Higher Education Gap May Slow Economic Mobility

February 20, 2008
Higher Education Gap May Slow Economic Mobility
Economic mobility, the
chance that children of the poor or middle class will climb up the
income ladder, has not changed significantly over the last three
decades, a study being released on Wednesday says.
The authors of the study, by scholars at the Brookings Institution
in Washington and sponsored by the Pew Charitable Trusts, warned that
widening gaps in higher education between rich and poor, whites and
minorities, could soon lead to a downturn in opportunities for the
poorest families.
The researchers found that Hispanic and black Americans were falling
behind whites and Asians in earning college degrees, making it harder
for them to enter the middle class or higher.
“A growing difference in education levels between income and racial
groups, especially in college degrees, implies that mobility will be
lower in the future than it is today,” said Ron Haskins, a former
Republican official and welfare expert who wrote the education section
of the report.
There is some good news. The study highlights the powerful role
that college can have in helping people change their station in life.
Someone born into a family in the lowest fifth of earners who graduates
from college has a 19 percent chance of joining the highest fifth of
earners in adulthood and a 62 percent chance of joining the middle
class or better.
In recent years, 11 percent of children from the poorest families
have earned college degrees, compared with 53 percent of children from
the top fifth.
“The American dream of opportunity is alive, but frayed,” said
Isabel Sawhill, another author of the report, “Getting Ahead or Losing
Ground: Mobility in America.” The report is at economicmobility.org
“It’s still alive for immigrants but badly tattered for
African-Americans,” said Ms. Sawhill, an economist and a budget
official in the Clinton administration. “It’s more alive for people in
the middle class than for people at the very bottom.”
The report and planned studies constitute the most comprehensive
effort to examine intergenerational mobility, said John E. Morton of
the Pew Trusts, who is managing the project. It draws heavily on a
federally supported survey by the University of Michigan that has followed thousands of families since the late 1960s.

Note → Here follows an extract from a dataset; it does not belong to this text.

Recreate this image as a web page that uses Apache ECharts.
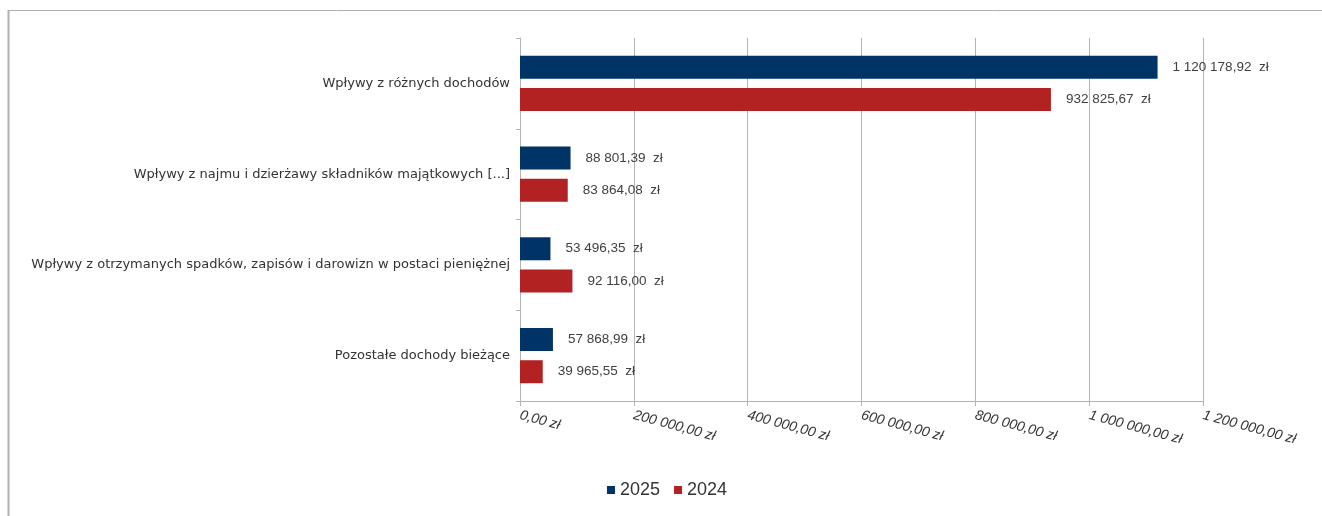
<!DOCTYPE html>
<html><head><meta charset="utf-8">
<script src="https://cdn.jsdelivr.net/npm/echarts@6/dist/echarts.min.js"></script>
<style>html,body{margin:0;padding:0;background:#fff}#c{width:1322px;height:516px}</style>
</head><body><div id="c"></div>
<script>
const categories = [
  'Wpływy z różnych dochodów',
  'Wpływy z najmu i dzierżawy składników majątkowych [...]',
  'Wpływy z otrzymanych spadków, zapisów i darowizn w postaci pieniężnej',
  'Pozostałe dochody bieżące'
];
const values2025 = [1120178.92, 88801.39, 53496.35, 57868.99];
const values2024 = [932825.67, 83864.08, 92116.00, 39965.55];
const seriesNames = ['2025', '2024'];

function fmt(v) {
  const parts = v.toFixed(2).split('.');
  const intp = parts[0].replace(/\B(?=(\d{3})+(?!\d))/g, ' ');
  return intp + ',' + parts[1];
}
const font = 'Liberation Sans, Arial, sans-serif';
const chart = echarts.init(document.getElementById('c'));
chart.setOption({
  animation: false,
  textStyle: { fontFamily: font },
  grid: { left: 520, right: 119, top: 38, bottom: 115 },
  graphic: [
    { type: 'line', shape: { x1: 8, y1: 10.5, x2: 1322, y2: 10.5 }, style: { stroke: '#b0b0b0', lineWidth: 1 } },
    { type: 'line', shape: { x1: 8.5, y1: 10, x2: 8.5, y2: 516 }, style: { stroke: '#b0b0b0', lineWidth: 2 } }
  ],
  legend: {
    top: 476, left: 602,
    itemWidth: 8, itemHeight: 8, itemGap: 14,
    icon: 'rect',
    textStyle: { fontSize: 18, color: '#333', fontFamily: font },
    data: seriesNames
  },
  xAxis: {
    type: 'value', min: 0, max: 1200000, interval: 200000,
    axisLine: { show: true, lineStyle: { color: '#b3b3b3', width: 1 } },
    axisTick: { show: true, length: 5, lineStyle: { color: '#b3b3b3' } },
    splitLine: { show: true, lineStyle: { color: '#b3b3b3', width: 1 } },
    axisLabel: {
      rotate: -15, margin: 14, fontSize: 14, color: '#333', fontStyle: 'italic',
      formatter: v => fmt(v) + ' zł'
    }
  },
  yAxis: {
    type: 'category', inverse: true, data: categories,
    axisLine: { show: true, lineStyle: { color: '#b3b3b3' } },
    axisTick: { show: true, length: 4, lineStyle: { color: '#b3b3b3' } },
    axisLabel: { fontSize: 13, color: '#333', margin: 10, fontFamily: 'DejaVu Sans' }
  },
  series: [
    {
      name: seriesNames[0], type: 'bar', data: values2025,
      barWidth: 23, barGap: '40%',
      itemStyle: { color: '#003366' },
      label: { show: true, position: 'right', distance: 15, fontSize: 13.5, color: '#404040',
        formatter: p => fmt(p.value) + '  zł' }
    },
    {
      name: seriesNames[1], type: 'bar', data: values2024,
      barWidth: 23, barGap: '40%',
      itemStyle: { color: '#b22222' },
      label: { show: true, position: 'right', distance: 15, fontSize: 13.5, color: '#404040',
        formatter: p => fmt(p.value) + '  zł' }
    }
  ]
});
</script></body></html>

A chapter of the report released last fall found startling evidence
that a majority of black children born to middle-class parents grew up
to have lower incomes and that nearly half of middle-class black
children fell into the bottom fifth in adulthood, compared with 16
percent of middle-class white children.
The Pew-sponsored studies are continuing with the involvement of
research organizations and scholars. Another report expected in the
spring by the more conservative Heritage Foundation will focus on
explanations for the trends described in the current report.

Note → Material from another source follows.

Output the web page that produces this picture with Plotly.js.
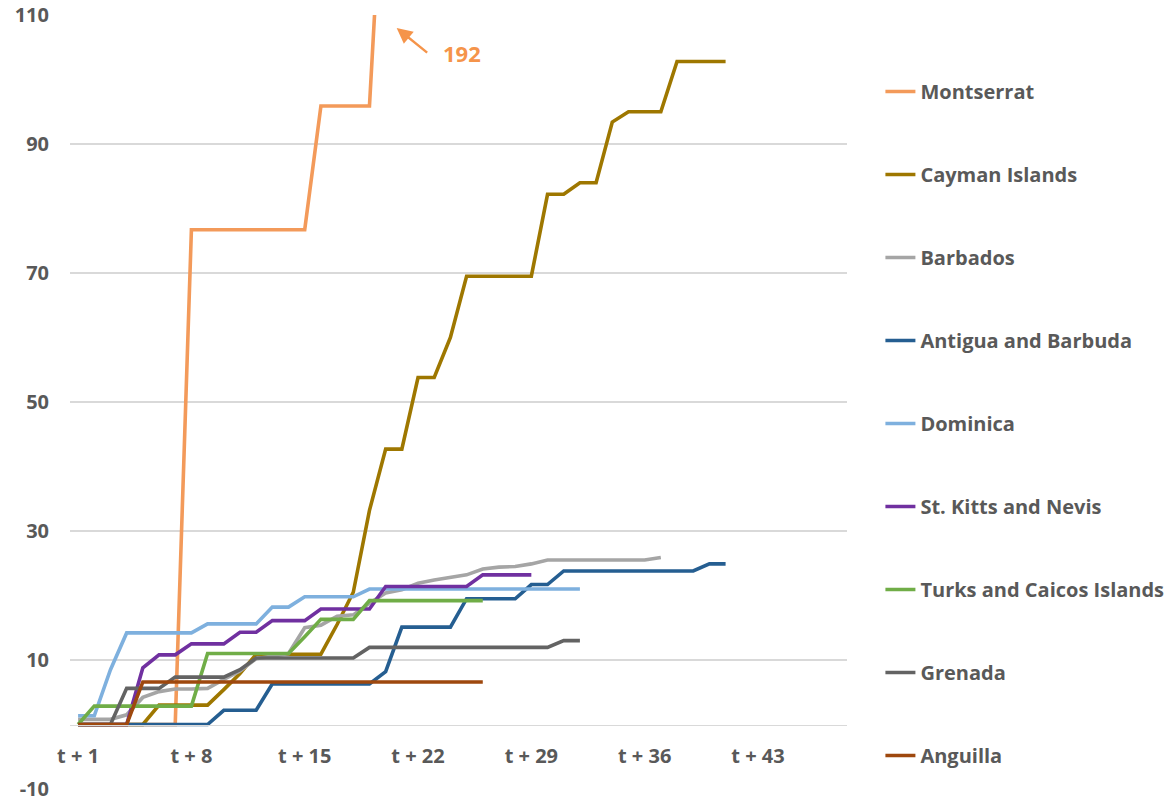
<!DOCTYPE html>
<html>
<head>
<meta charset="utf-8">
<script src="https://cdn.plot.ly/plotly-3.0.1.min.js"></script>
<style>
  html, body { margin: 0; padding: 0; background: #ffffff; }
  #chart { width: 1168px; height: 802px; }
</style>
</head>
<body>
<div id="chart"></div>
<script>
// Categories (t + 1 ... t + 48)
const categories = [
  't + 1','t + 2','t + 3','t + 4','t + 5','t + 6','t + 7','t + 8','t + 9','t + 10',
  't + 11','t + 12','t + 13','t + 14','t + 15','t + 16','t + 17','t + 18','t + 19','t + 20',
  't + 21','t + 22','t + 23','t + 24','t + 25','t + 26','t + 27','t + 28','t + 29','t + 30',
  't + 31','t + 32','t + 33','t + 34','t + 35','t + 36','t + 37','t + 38','t + 39','t + 40',
  't + 41','t + 42','t + 43','t + 44','t + 45','t + 46','t + 47','t + 48'
];
const tickLabels = ['t + 1','t + 8','t + 15','t + 22','t + 29','t + 36','t + 43'];
const yTicks = [-10, 10, 30, 50, 70, 90, 110];

const seriesNames = ['Montserrat','Cayman Islands','Barbados','Antigua and Barbuda','Dominica',
  'St. Kitts and Nevis','Turks and Caicos Islands','Grenada','Anguilla'];

const montserrat = [0,0,0,0,0,0,0,76.7,76.7,76.7,76.7,76.7,76.7,76.7,76.7,95.9,95.9,95.9,95.9,141,192];
const cayman = [0,0,0,0,0,3.0,3.0,3.0,3.0,5.4,7.9,10.9,10.9,10.9,10.9,10.9,15.5,20.5,33.2,42.7,42.7,
  53.8,53.8,60.0,69.5,69.5,69.5,69.5,69.5,82.2,82.2,84.0,84.0,93.4,95.0,95.0,95.0,102.8,102.8,102.8,102.8];
const barbados = [0.8,0.8,0.8,1.5,4.2,5.1,5.5,5.5,5.6,7.0,8.3,10.2,10.6,11.0,15.0,15.4,16.8,17.0,18.8,20.4,
  20.9,21.9,22.4,22.8,23.2,24.1,24.4,24.5,24.9,25.5,25.5,25.5,25.5,25.5,25.5,25.5,25.9];
const antigua = [0,0,0,0,0,0,0,0,0,2.2,2.2,2.2,6.3,6.3,6.3,6.3,6.3,6.3,6.3,8.2,15.1,15.1,15.1,15.1,
  19.5,19.5,19.5,19.5,21.7,21.7,23.8,23.8,23.8,23.8,23.8,23.8,23.8,23.8,23.8,24.9,24.9];
const dominica = [1.35,1.35,8.5,14.2,14.2,14.2,14.2,14.2,15.6,15.6,15.6,15.6,18.2,18.2,19.8,19.8,19.8,19.8,
  21.0,21.0,21.0,21.0,21.0,21.0,21.0,21.0,21.0,21.0,21.0,21.0,21.0,21.0];
const stKitts = [0,0,0,0,8.8,10.8,10.8,12.5,12.5,12.5,14.3,14.3,16.1,16.1,16.1,17.9,17.9,17.9,17.9,
  21.4,21.4,21.4,21.4,21.4,21.4,23.2,23.2,23.2,23.2];
const turks = [0,2.85,2.85,2.85,2.85,2.85,2.85,2.85,11.0,11.0,11.0,11.0,11.0,11.0,13.6,16.3,16.3,16.3,
  19.2,19.2,19.2,19.2,19.2,19.2,19.2,19.2];
const grenada = [0,0,0,5.6,5.6,5.6,7.35,7.35,7.35,7.35,8.5,10.3,10.3,10.3,10.3,10.3,10.3,10.3,
  11.95,11.95,11.95,11.95,11.95,11.95,11.95,11.95,11.95,11.95,11.95,11.95,13.0,13.0];
const anguilla = [0,0,0,0,6.6,6.6,6.6,6.6,6.6,6.6,6.6,6.6,6.6,6.6,6.6,6.6,6.6,6.6,6.6,6.6,6.6,6.6,6.6,6.6,6.6,6.6];

const seriesValues = [montserrat, cayman, barbados, antigua, dominica, stKitts, turks, grenada, anguilla];
const seriesColors = ['#F39A5A','#9E7700','#A5A5A5','#255E91','#7EB0DE','#7030A0','#70AD47','#636363','#9E480E'];

const annotationLabel = '192';

const FONT = '"Open Sans", Lato, sans-serif';
const TEXT = '#595959';
const FS = 20;

const traces = seriesNames.map((name, k) => ({
  type: 'scatter',
  mode: 'lines',
  name: name,
  legendgroup: 'g' + k,
  x: categories.slice(0, seriesValues[k].length),
  y: seriesValues[k],
  line: { color: seriesColors[k], width: 3.6 },
  hoverinfo: 'x+y+name'
}));

const layout = {
  width: 1168,
  height: 802,
  margin: { l: 70, r: 321, t: 15, b: 13, autoexpand: false },
  paper_bgcolor: '#ffffff',
  plot_bgcolor: '#ffffff',
  font: { family: FONT, color: TEXT, size: FS, weight: 'bold' },
  showlegend: true,
  xaxis: {
    type: 'category',
    categoryorder: 'array',
    categoryarray: categories,
    range: [-0.5, 47.5],
    anchor: 'free',
    position: 10 / 120,
    showgrid: false,
    zeroline: false,
    showline: true,
    linecolor: '#D9D9D9',
    linewidth: 1.3,
    ticks: '',
    tickmode: 'array',
    tickvals: tickLabels,
    ticktext: tickLabels,
    ticklabelstandoff: 13,
    tickfont: { family: FONT, color: TEXT, size: FS, weight: 'bold' }
  },
  yaxis: {
    range: [-10, 110],
    tickmode: 'array',
    tickvals: yTicks,
    ticktext: yTicks.map(String),
    showgrid: true,
    gridcolor: '#D9D9D9',
    gridwidth: 1.3,
    zeroline: false,
    showline: false,
    ticks: '',
    ticklabelstandoff: 20,
    tickfont: { family: FONT, color: TEXT, size: FS, weight: 'bold' }
  },
  legend: {
    x: 1.043,
    xanchor: 'left',
    y: 0.9264,
    yanchor: 'top',
    maxheight: 780,
    tracegroupgap: 54,
    font: { family: FONT, color: TEXT, size: FS, weight: 'bold' },
    bgcolor: 'rgba(0,0,0,0)'
  },
  annotations: [
    {
      x: 19.68, y: 108.0, xref: 'x', yref: 'y',
      text: '', showarrow: true,
      ax: 32, ay: 26, axref: 'pixel', ayref: 'pixel',
      arrowhead: 2, arrowsize: 1.3, arrowwidth: 2.4, arrowcolor: '#F5944A'
    },
    {
      x: 23.69, y: 104.1, xref: 'x', yref: 'y',
      text: annotationLabel, showarrow: false,
      font: { family: FONT, color: '#F5944A', size: 22, weight: 'bold' }
    }
  ]
};

Plotly.newPlot('chart', traces, layout, { staticPlot: true, displayModeBar: false });
</script>
</body>
</html>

Stuart Butler, vice president for economic studies at the Heritage
Foundation, said, “It does seem in America now that for people at very
bottom it’s more difficult to move up than we might have thought or
might have been true in the past.”
Mr. Butler said experts were likely to disagree about the reasons
and, hence, on policies to improve mobility. Conservative scholars are
more apt to fault cultural norms and the breakdown of families while
liberals put more emphasis on the changing structure of the economy and
the need for government to provide safety nets and aid for poor
families.
“We may well have an economy that rewards certain traits that are
typically passed on from parents to children, the importance of
education, optimism, a propensity to work hard, entrepreneurship and so
on,” he said.
To the extent that the economy rewards those traits, he added,
“you’d expect the incomes of children to track more with that of their
parents.”
The small fraction of poor children who earn college degrees are
likely to rise well above their parents’ status, the study showed.
More than half the children born to upper-income parents, those in
the top fifth, who finish college remain in that top group. Nearly one
in four remains in the top fifth even without completing college.

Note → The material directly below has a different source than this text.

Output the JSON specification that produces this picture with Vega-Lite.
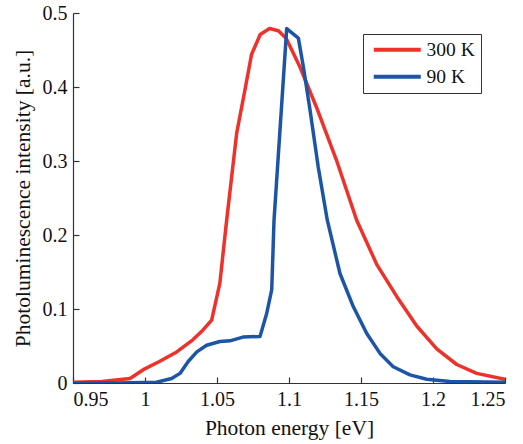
{
  "$schema": "https://vega.github.io/schema/vega-lite/v6.json",
  "width": 432,
  "height": 370,
  "autosize": {"type": "none"},
  "padding": {"left": 73, "top": 13, "right": 18, "bottom": 61},
  "background": "white",
  "data": {"values": [
    {"E": 0.95, "I": 0.001, "T": "300 K"},
    {"E": 0.97, "I": 0.002, "T": "300 K"},
    {"E": 0.9896, "I": 0.006, "T": "300 K"},
    {"E": 0.9988, "I": 0.018, "T": "300 K"},
    {"E": 1.01, "I": 0.029, "T": "300 K"},
    {"E": 1.022, "I": 0.042, "T": "300 K"},
    {"E": 1.033, "I": 0.058, "T": "300 K"},
    {"E": 1.040, "I": 0.071, "T": "300 K"},
    {"E": 1.0463, "I": 0.085, "T": "300 K"},
    {"E": 1.052, "I": 0.135, "T": "300 K"},
    {"E": 1.0567, "I": 0.22, "T": "300 K"},
    {"E": 1.0637, "I": 0.338, "T": "300 K"},
    {"E": 1.0694, "I": 0.396, "T": "300 K"},
    {"E": 1.074, "I": 0.444, "T": "300 K"},
    {"E": 1.080, "I": 0.471, "T": "300 K"},
    {"E": 1.0865, "I": 0.479, "T": "300 K"},
    {"E": 1.0926, "I": 0.476, "T": "300 K"},
    {"E": 1.098, "I": 0.466, "T": "300 K"},
    {"E": 1.1076, "I": 0.427, "T": "300 K"},
    {"E": 1.119, "I": 0.373, "T": "300 K"},
    {"E": 1.133, "I": 0.301, "T": "300 K"},
    {"E": 1.147, "I": 0.22, "T": "300 K"},
    {"E": 1.161, "I": 0.160, "T": "300 K"},
    {"E": 1.1748, "I": 0.117, "T": "300 K"},
    {"E": 1.1887, "I": 0.077, "T": "300 K"},
    {"E": 1.2026, "I": 0.046, "T": "300 K"},
    {"E": 1.2165, "I": 0.025, "T": "300 K"},
    {"E": 1.2303, "I": 0.013, "T": "300 K"},
    {"E": 1.25, "I": 0.005, "T": "300 K"},
    {"E": 0.95, "I": 0.0, "T": "90 K"},
    {"E": 0.98, "I": 0.0, "T": "90 K"},
    {"E": 1.008, "I": 0.001, "T": "90 K"},
    {"E": 1.0185, "I": 0.006, "T": "90 K"},
    {"E": 1.0243, "I": 0.013, "T": "90 K"},
    {"E": 1.030, "I": 0.029, "T": "90 K"},
    {"E": 1.036, "I": 0.042, "T": "90 K"},
    {"E": 1.0428, "I": 0.051, "T": "90 K"},
    {"E": 1.052, "I": 0.056, "T": "90 K"},
    {"E": 1.059, "I": 0.057, "T": "90 K"},
    {"E": 1.068, "I": 0.062, "T": "90 K"},
    {"E": 1.0799, "I": 0.063, "T": "90 K"},
    {"E": 1.0845, "I": 0.094, "T": "90 K"},
    {"E": 1.088, "I": 0.126, "T": "90 K"},
    {"E": 1.0896, "I": 0.22, "T": "90 K"},
    {"E": 1.0984, "I": 0.479, "T": "90 K"},
    {"E": 1.1065, "I": 0.466, "T": "90 K"},
    {"E": 1.11, "I": 0.427, "T": "90 K"},
    {"E": 1.1146, "I": 0.369, "T": "90 K"},
    {"E": 1.1203, "I": 0.292, "T": "90 K"},
    {"E": 1.1266, "I": 0.22, "T": "90 K"},
    {"E": 1.1354, "I": 0.148, "T": "90 K"},
    {"E": 1.1447, "I": 0.103, "T": "90 K"},
    {"E": 1.154, "I": 0.067, "T": "90 K"},
    {"E": 1.1632, "I": 0.040, "T": "90 K"},
    {"E": 1.1724, "I": 0.022, "T": "90 K"},
    {"E": 1.184, "I": 0.011, "T": "90 K"},
    {"E": 1.1956, "I": 0.005, "T": "90 K"},
    {"E": 1.2118, "I": 0.002, "T": "90 K"},
    {"E": 1.25, "I": 0.001, "T": "90 K"}
  ]},
  "mark": {"type": "line", "strokeWidth": 3.5, "strokeJoin": "round", "clip": true},
  "encoding": {
    "x": {
      "field": "E", "type": "quantitative",
      "scale": {"domain": [0.95, 1.25], "nice": false, "zero": false},
      "axis": {
        "title": "Photon energy [eV]",
        "values": [0.95, 1, 1.05, 1.1, 1.15, 1.2, 1.25],
        "format": "~g",
        "labelPadding": 12,
        "titlePadding": 8
      }
    },
    "y": {
      "field": "I", "type": "quantitative",
      "scale": {"domain": [0, 0.5], "nice": false},
      "axis": {
        "title": "Photoluminescence intensity [a.u.]",
        "values": [0, 0.1, 0.2, 0.3, 0.4, 0.5],
        "format": "~g",
        "labelPadding": 12,
        "titlePadding": 8
      }
    },
    "color": {
      "field": "T", "type": "nominal",
      "scale": {"domain": ["300 K", "90 K"], "range": ["#ee312b", "#1c55a6"]},
      "legend": {
        "title": null,
        "orient": "none",
        "legendX": 290,
        "legendY": 21,
        "symbolType": "M-1,0H8.4",
        "symbolSize": 100,
        "symbolStrokeWidth": 4,
        "symbolFillColor": "transparent",
        "rowPadding": 6,
        "padding": 6,
        "labelOffset": 38,
        "strokeColor": "#333333",
        "fillColor": "white",
        "labelFont": "Liberation Serif",
        "labelFontSize": 19.5,
        "labelColor": "#111111"
      }
    }
  },
  "config": {
    "view": {"stroke": null},
    "axis": {
      "grid": false,
      "domainColor": "#333333",
      "domainWidth": 1.2,
      "tickColor": "#333333",
      "tickSize": -6,
      "tickWidth": 1.2,
      "labelFont": "Liberation Serif",
      "labelFontSize": 20,
      "labelColor": "#111111",
      "titleFont": "Liberation Serif",
      "titleFontSize": 21.5,
      "titleFontWeight": "normal",
      "titleColor": "#111111"
    }
  }
}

Evidence from model programs shows that early childhood education
can have lasting benefits, Mr. Haskins said, although the Head Start
program is too uneven to produce widespread gains.
In addition, he said, studies show that many poor but bright
children do not receive good advice about applying for college and
scholarships, or do not receive help after starting college.
“If we did more to help them complete college,” Mr. Haskins said, “there’s no question it would improve mobility.”